Emma Gilheany, a doctoral candidate in Anthropology at the University of Chicago, and Francisco Lara-Garcia, a doctoral candidate in Sociology at Columbia University, were each awarded the prestigious prize for their dissertation proposals. Each awardee will be given an unrestricted grant of $5,000.00 to apply toward the research and completion of their Ph.D. dissertations.

“This year the Grants Committee solicited submissions from the widest range of graduate institutions in the history of the program, and the competition resulted in the largest number of first-rate proposals the National Institute has ever received. Ms Gilheany and Mr. Lara-Garcia won against stiff competition from several other excellent candidates in this year’s focus areas of Anthropology, Economics, Political Science, and Sociology,” commented Grants Committee Chairman Jonathan Piel.

The National Institute is delighted to continue its direct support of graduate studies in the social sciences by helping to fund these scholars’ promising and groundbreaking research.

You can learn more about the National Institute’s Grants Program here.


Emma Gilheany

Emma Gilheany is a doctoral candidate in Anthropology at the University of Chicago.

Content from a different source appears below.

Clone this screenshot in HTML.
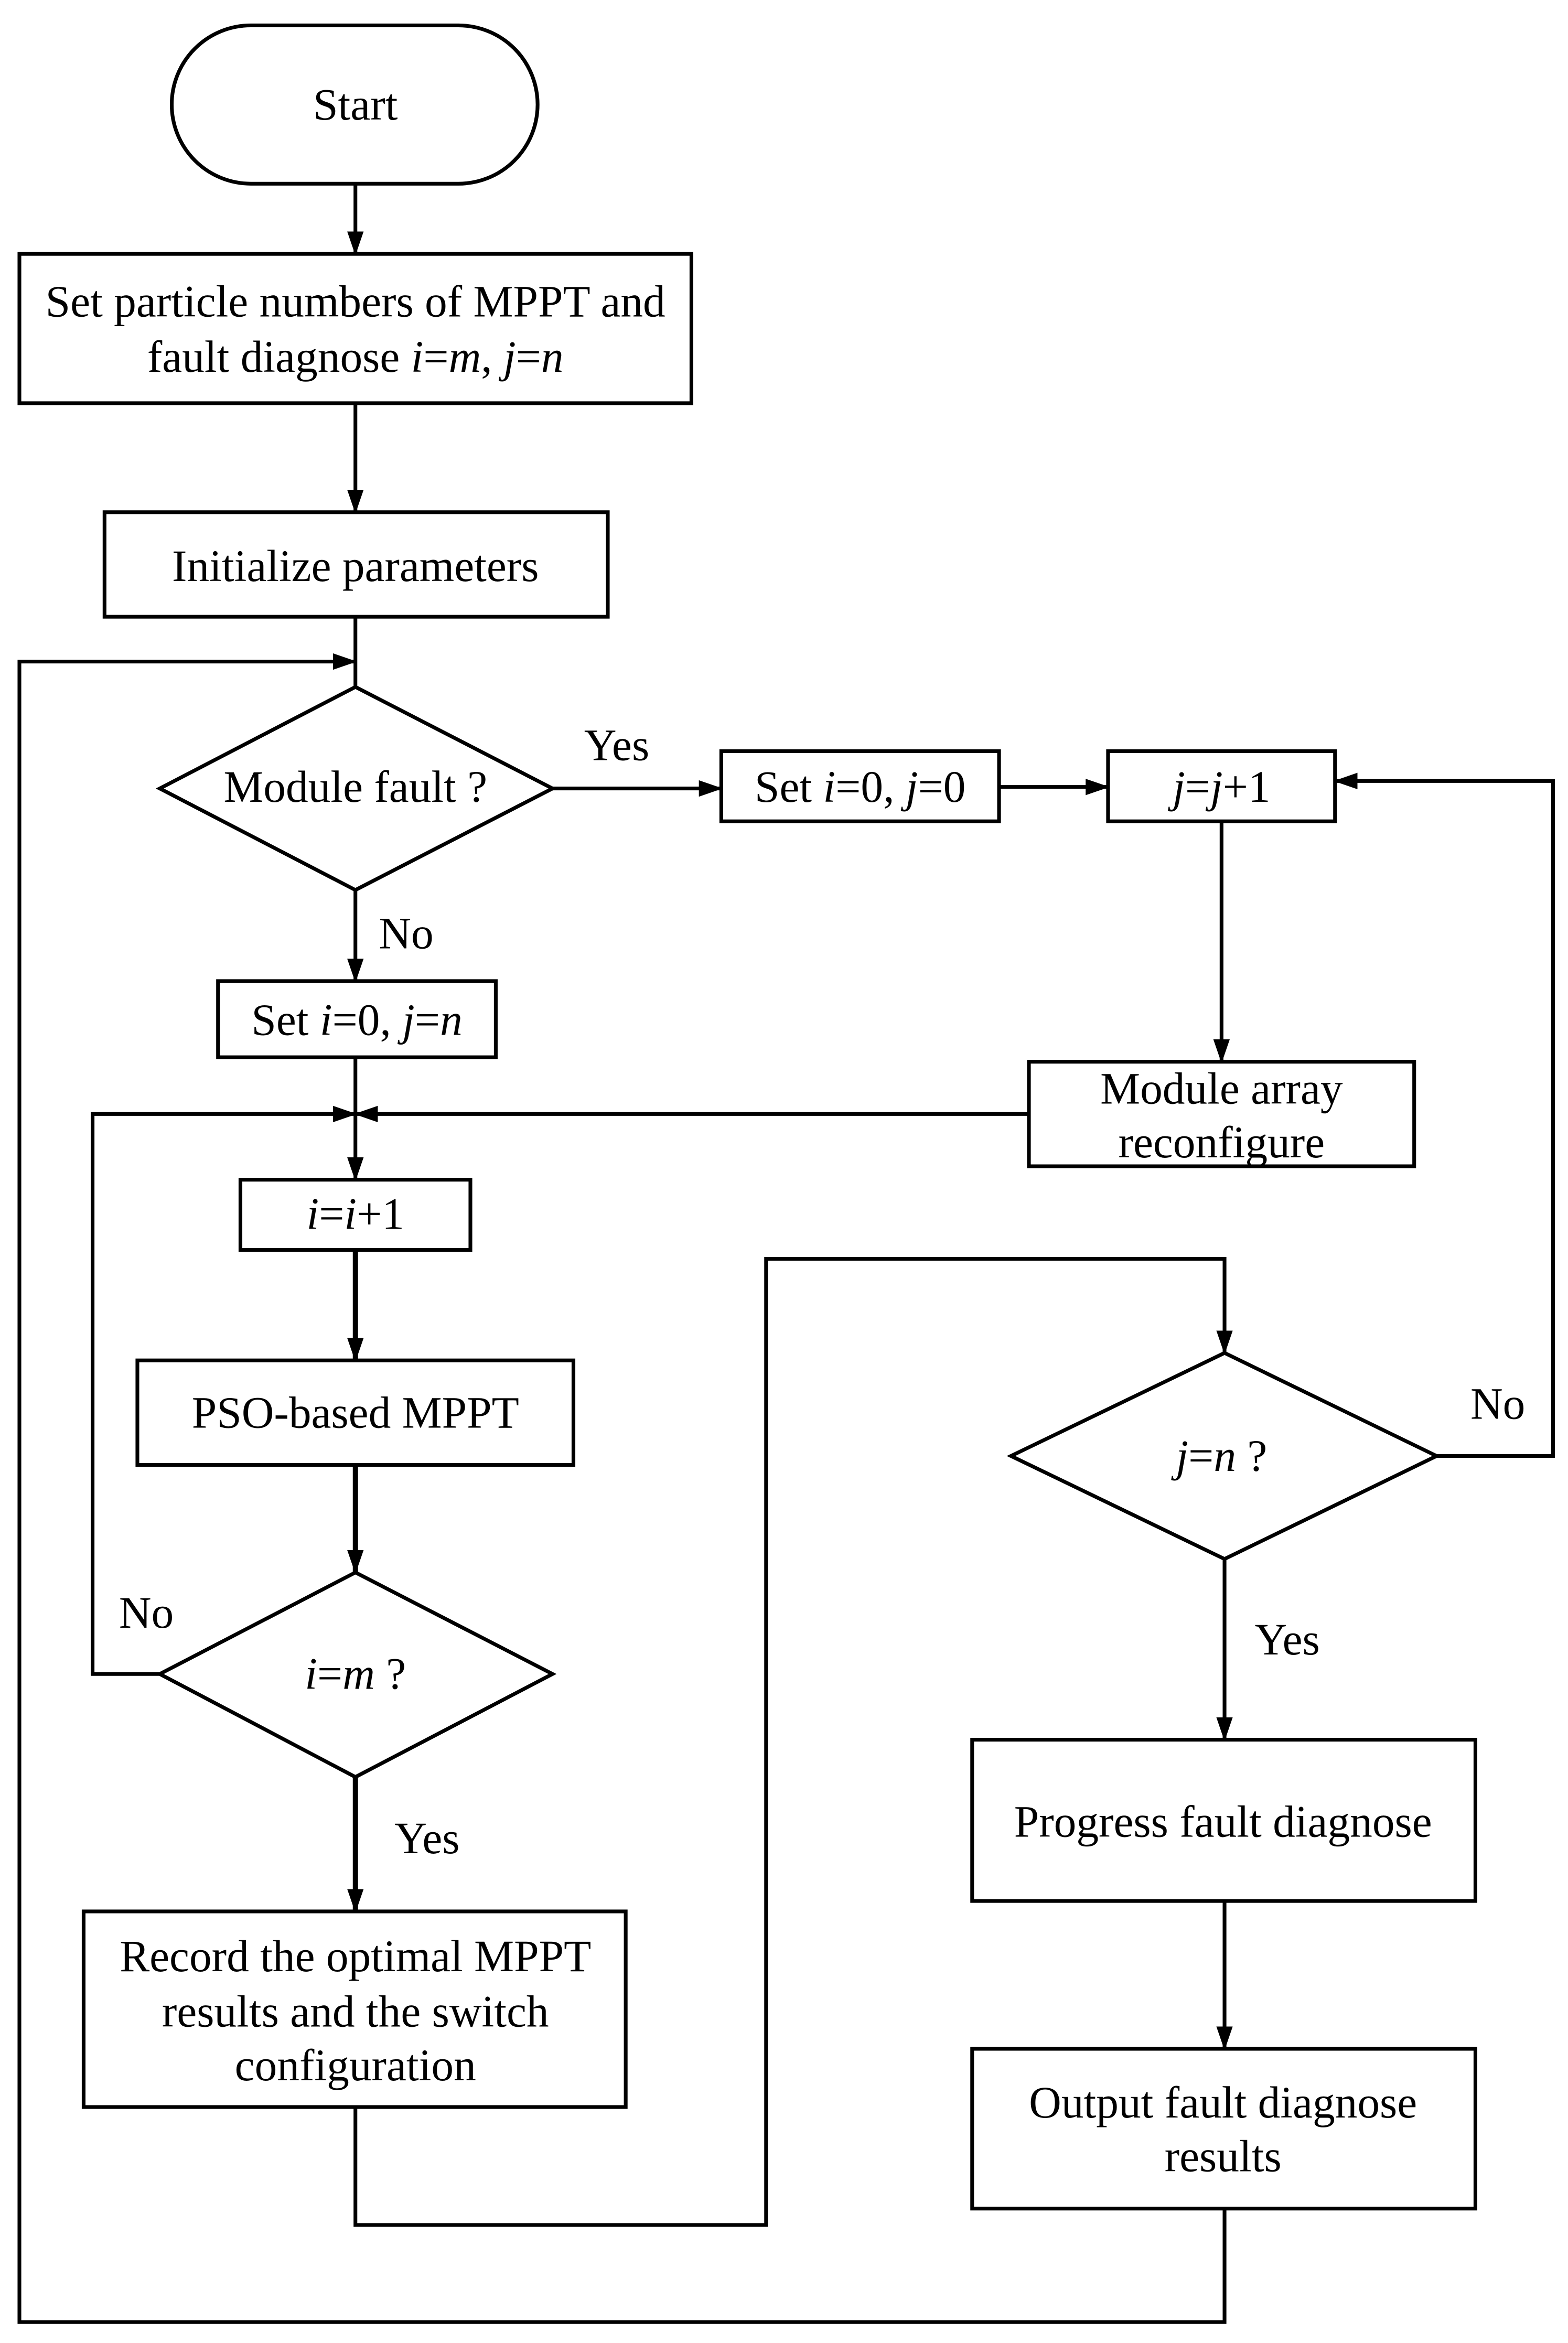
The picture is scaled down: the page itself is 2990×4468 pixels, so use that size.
<!DOCTYPE html>
<html><head><meta charset="utf-8"><style>html,body{margin:0;padding:0;background:#fff}svg{display:block}</style></head>
<body>
<svg xmlns="http://www.w3.org/2000/svg" width="2990" height="4468" viewBox="0 0 1050 1569">
<defs><marker id="a" markerWidth="16" markerHeight="11" refX="15" refY="5.5" orient="auto" markerUnits="userSpaceOnUse"><path d="M0,0 L16,5.5 L0,11 Z" fill="#000"/></marker></defs>
<g fill="none" stroke="#000" stroke-width="2.5">
<rect x="115" y="17" width="245" height="106" rx="53"/>
<rect x="13" y="170" width="450" height="100"/>
<rect x="70" y="343" width="337" height="70"/>
<polygon points="238,460 370,528 238,596 107,528"/>
<rect x="483" y="503" width="186" height="47"/>
<rect x="742" y="503" width="152" height="47"/>
<rect x="689" y="711" width="258" height="70"/>
<rect x="146" y="657" width="186" height="51"/>
<rect x="161" y="790" width="154" height="47"/>
<rect x="92" y="911" width="292" height="70"/>
<polygon points="238,1053 370,1121 238,1190 107,1121"/>
<rect x="56" y="1280" width="363" height="131"/>
<polygon points="820,906 962,975 820,1044 677,975"/>
<rect x="651" y="1165" width="337" height="108"/>
<rect x="651" y="1372" width="337" height="107"/>
<line x1="238" y1="123" x2="238" y2="170" marker-end="url(#a)"/>
<line x1="238" y1="270" x2="238" y2="343" marker-end="url(#a)"/>
<line x1="238" y1="413" x2="238" y2="460"/>
<line x1="370" y1="528" x2="483" y2="528" marker-end="url(#a)"/>
<line x1="669" y1="527" x2="742" y2="527" marker-end="url(#a)"/>
<polyline points="962,975 1040,975 1040,523 894,523" marker-end="url(#a)"/>
<line x1="818" y1="550" x2="818" y2="711" marker-end="url(#a)"/>
<line x1="689" y1="746" x2="238" y2="746" marker-end="url(#a)"/>
<line x1="238" y1="596" x2="238" y2="657" marker-end="url(#a)"/>
<line x1="238" y1="708" x2="238" y2="790" marker-end="url(#a)"/>
<polyline points="107,1121 62,1121 62,746 238,746" marker-end="url(#a)"/>
<line x1="238" y1="837" x2="238" y2="911" stroke-width="3.5" marker-end="url(#a)"/>
<line x1="238" y1="981" x2="238" y2="1053" stroke-width="3.5" marker-end="url(#a)"/>
<line x1="238" y1="1190" x2="238" y2="1280" stroke-width="3.5" marker-end="url(#a)"/>
<polyline points="238,1411 238,1490 513,1490 513,843 820,843 820,906" marker-end="url(#a)"/>
<line x1="820" y1="1044" x2="820" y2="1165" marker-end="url(#a)"/>
<line x1="820" y1="1273" x2="820" y2="1372" marker-end="url(#a)"/>
<polyline points="820,1479 820,1555 13,1555 13,443 238,443" marker-end="url(#a)"/>
</g>
<g font-family="'Liberation Serif',serif" font-size="30" text-anchor="middle" fill="#000">
<text x="238" y="80">Start</text>
<text x="238" y="212">Set particle numbers of MPPT and</text>
<text x="238" y="249">fault diagnose <tspan font-style="italic">i</tspan>=<tspan font-style="italic">m</tspan>,  <tspan font-style="italic">j</tspan>=<tspan font-style="italic">n</tspan></text>
<text x="238" y="389">Initialize parameters</text>
<text x="238" y="537">Module fault ?</text>
<text x="413" y="509">Yes</text>
<text x="576" y="537">Set <tspan font-style="italic">i</tspan>=0, <tspan font-style="italic">j</tspan>=0</text>
<text x="818" y="537"><tspan font-style="italic">j</tspan>=<tspan font-style="italic">j</tspan>+1</text>
<text x="1003" y="950">No</text>
<text x="818" y="739">Module array</text>
<text x="818" y="775">reconfigure</text>
<text x="272" y="635">No</text>
<text x="239" y="693">Set <tspan font-style="italic">i</tspan>=0, <tspan font-style="italic">j</tspan>=<tspan font-style="italic">n</tspan></text>
<text x="238" y="823"><tspan font-style="italic">i</tspan>=<tspan font-style="italic">i</tspan>+1</text>
<text x="238" y="956">PSO-based MPPT</text>
<text x="98" y="1090">No</text>
<text x="238" y="1131"><tspan font-style="italic">i</tspan>=<tspan font-style="italic">m</tspan> ?</text>
<text x="286" y="1241">Yes</text>
<text x="238" y="1320">Record the optimal MPPT</text>
<text x="238" y="1357">results and the switch</text>
<text x="238" y="1393">configuration</text>
<text x="818" y="985"><tspan font-style="italic">j</tspan>=<tspan font-style="italic">n</tspan> ?</text>
<text x="862" y="1108">Yes</text>
<text x="819" y="1230">Progress fault diagnose</text>
<text x="819" y="1418">Output fault diagnose</text>
<text x="819" y="1454">results</text>
</g>
</svg>
</body></html>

She studies indigenous sovereignty, settler colonialism, American imperialism, and the recent history of the circumpolar North. She is particularly interested in using archaeological epistemologies to intersect with and serve Inuit sovereignty.

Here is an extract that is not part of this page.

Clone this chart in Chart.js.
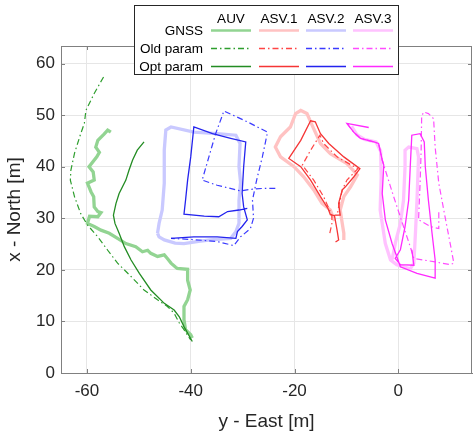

Her dissertation explores 20th-century processes of missionization and militarization in Nunatsiavut. She uses archaeological, ethnographic, historical, and multimedia methodologies to rethink how resistance to imperialism has been theorized using the material record, and to critique the concept of a global Anthropocene. She argues that climate histories should include hyper-local approaches, illuminating specific institutions responsible for environmental decay, while nuancing the experiences of people who have been figured as vulnerable in the context of the melting North.

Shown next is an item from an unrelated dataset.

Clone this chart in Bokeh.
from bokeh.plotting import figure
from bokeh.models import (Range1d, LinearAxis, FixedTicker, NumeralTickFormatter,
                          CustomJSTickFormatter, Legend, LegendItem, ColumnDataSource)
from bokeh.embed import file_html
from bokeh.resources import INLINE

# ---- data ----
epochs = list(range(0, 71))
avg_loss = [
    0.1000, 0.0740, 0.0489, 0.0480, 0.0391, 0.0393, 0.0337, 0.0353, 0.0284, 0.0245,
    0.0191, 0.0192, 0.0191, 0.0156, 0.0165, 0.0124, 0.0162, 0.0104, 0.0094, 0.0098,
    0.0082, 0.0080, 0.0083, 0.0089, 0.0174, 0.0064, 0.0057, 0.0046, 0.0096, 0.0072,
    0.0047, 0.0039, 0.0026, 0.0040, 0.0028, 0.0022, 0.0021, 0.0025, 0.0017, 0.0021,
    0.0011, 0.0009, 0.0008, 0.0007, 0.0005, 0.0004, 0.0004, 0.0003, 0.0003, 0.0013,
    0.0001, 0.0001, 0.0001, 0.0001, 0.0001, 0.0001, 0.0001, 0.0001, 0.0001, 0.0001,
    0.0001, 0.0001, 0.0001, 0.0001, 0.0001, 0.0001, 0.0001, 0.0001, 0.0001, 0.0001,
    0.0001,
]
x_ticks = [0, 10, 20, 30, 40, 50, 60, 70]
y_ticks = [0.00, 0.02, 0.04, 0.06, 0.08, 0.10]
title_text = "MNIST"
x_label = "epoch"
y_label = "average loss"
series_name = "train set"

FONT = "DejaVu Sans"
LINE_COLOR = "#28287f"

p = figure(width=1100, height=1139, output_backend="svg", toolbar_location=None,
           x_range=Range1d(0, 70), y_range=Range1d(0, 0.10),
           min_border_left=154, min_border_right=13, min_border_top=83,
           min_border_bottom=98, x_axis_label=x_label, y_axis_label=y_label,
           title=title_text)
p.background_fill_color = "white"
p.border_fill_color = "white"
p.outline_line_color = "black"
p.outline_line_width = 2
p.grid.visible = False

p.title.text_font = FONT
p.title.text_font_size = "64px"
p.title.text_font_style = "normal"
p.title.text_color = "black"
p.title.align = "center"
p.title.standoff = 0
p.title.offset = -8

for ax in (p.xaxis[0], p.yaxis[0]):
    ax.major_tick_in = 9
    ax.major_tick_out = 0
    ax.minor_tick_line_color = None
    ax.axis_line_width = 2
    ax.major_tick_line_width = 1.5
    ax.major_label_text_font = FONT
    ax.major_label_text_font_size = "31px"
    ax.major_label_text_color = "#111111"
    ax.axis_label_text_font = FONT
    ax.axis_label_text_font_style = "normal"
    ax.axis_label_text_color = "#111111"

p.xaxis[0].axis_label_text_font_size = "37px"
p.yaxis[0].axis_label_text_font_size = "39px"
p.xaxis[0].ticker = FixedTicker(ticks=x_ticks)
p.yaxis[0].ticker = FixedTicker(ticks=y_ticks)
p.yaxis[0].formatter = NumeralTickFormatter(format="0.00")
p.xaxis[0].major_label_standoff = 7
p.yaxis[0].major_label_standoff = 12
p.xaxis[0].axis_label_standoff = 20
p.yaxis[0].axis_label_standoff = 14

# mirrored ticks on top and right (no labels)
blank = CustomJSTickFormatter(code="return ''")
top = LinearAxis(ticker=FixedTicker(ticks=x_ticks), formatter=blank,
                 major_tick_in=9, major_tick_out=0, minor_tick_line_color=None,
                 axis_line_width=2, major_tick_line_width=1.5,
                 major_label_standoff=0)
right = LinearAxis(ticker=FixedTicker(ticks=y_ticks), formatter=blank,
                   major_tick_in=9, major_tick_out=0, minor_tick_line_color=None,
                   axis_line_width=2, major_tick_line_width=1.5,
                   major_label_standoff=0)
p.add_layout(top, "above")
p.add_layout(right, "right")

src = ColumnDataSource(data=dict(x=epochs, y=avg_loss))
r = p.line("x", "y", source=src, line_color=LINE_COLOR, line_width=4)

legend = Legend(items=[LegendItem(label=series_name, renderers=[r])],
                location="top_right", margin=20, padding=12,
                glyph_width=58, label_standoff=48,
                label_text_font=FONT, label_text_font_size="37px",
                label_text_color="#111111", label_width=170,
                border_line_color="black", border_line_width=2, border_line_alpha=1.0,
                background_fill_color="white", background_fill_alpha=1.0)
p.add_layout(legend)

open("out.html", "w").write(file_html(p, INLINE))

The 2021 NISS Dissertation Grant will support remote interviews and long-distance collaboration with Nunatsiavummiut, as well as archival research at the Moravian Archives in Bethlehem Pennsylvania. Prior to the University of Chicago, she earned a B.A. in Anthropology from Columbia University.

Francisco Lara-García

Francisco Lara-García is a doctoral candidate and Paul F. Lazarsfeld Fellow in the Department of Sociology at Columbia University in the City of New York. His research examines the connection between locales of immigrant arrival, immigrant well-being and public policy. 

Currently, Francisco is the lead investigator for the Mexicans in Albuquerque and Tucson Integration Study (MATIS), his dissertation project. This project seeks to better integrate migration studies with urban sociology by investigating the role of local institutional factors in producing differential integration paths for immigrants in cities in the U.S. The project leverages a strategic comparison of Tucson, Arizona and Albuquerque, New Mexico, two cities that are similar except for a critical difference in their institutional histories. This work draws on a variety of qualitative and quantitative strategies for this analysis, including survey, interview and ethnographic methods, to generate findings that can inform immigrant integration efforts at the local level.

The 2021 National Institute Dissertation Grant supports this dissertation, including interviews with Mexican immigrants in Tucson and Albuquerque. Prior to coming to Columbia, he received a Masters of Urban Planning at Harvard University and a Bachelors in Sociology, Latin American Studies and Political Science from the University of Arizona.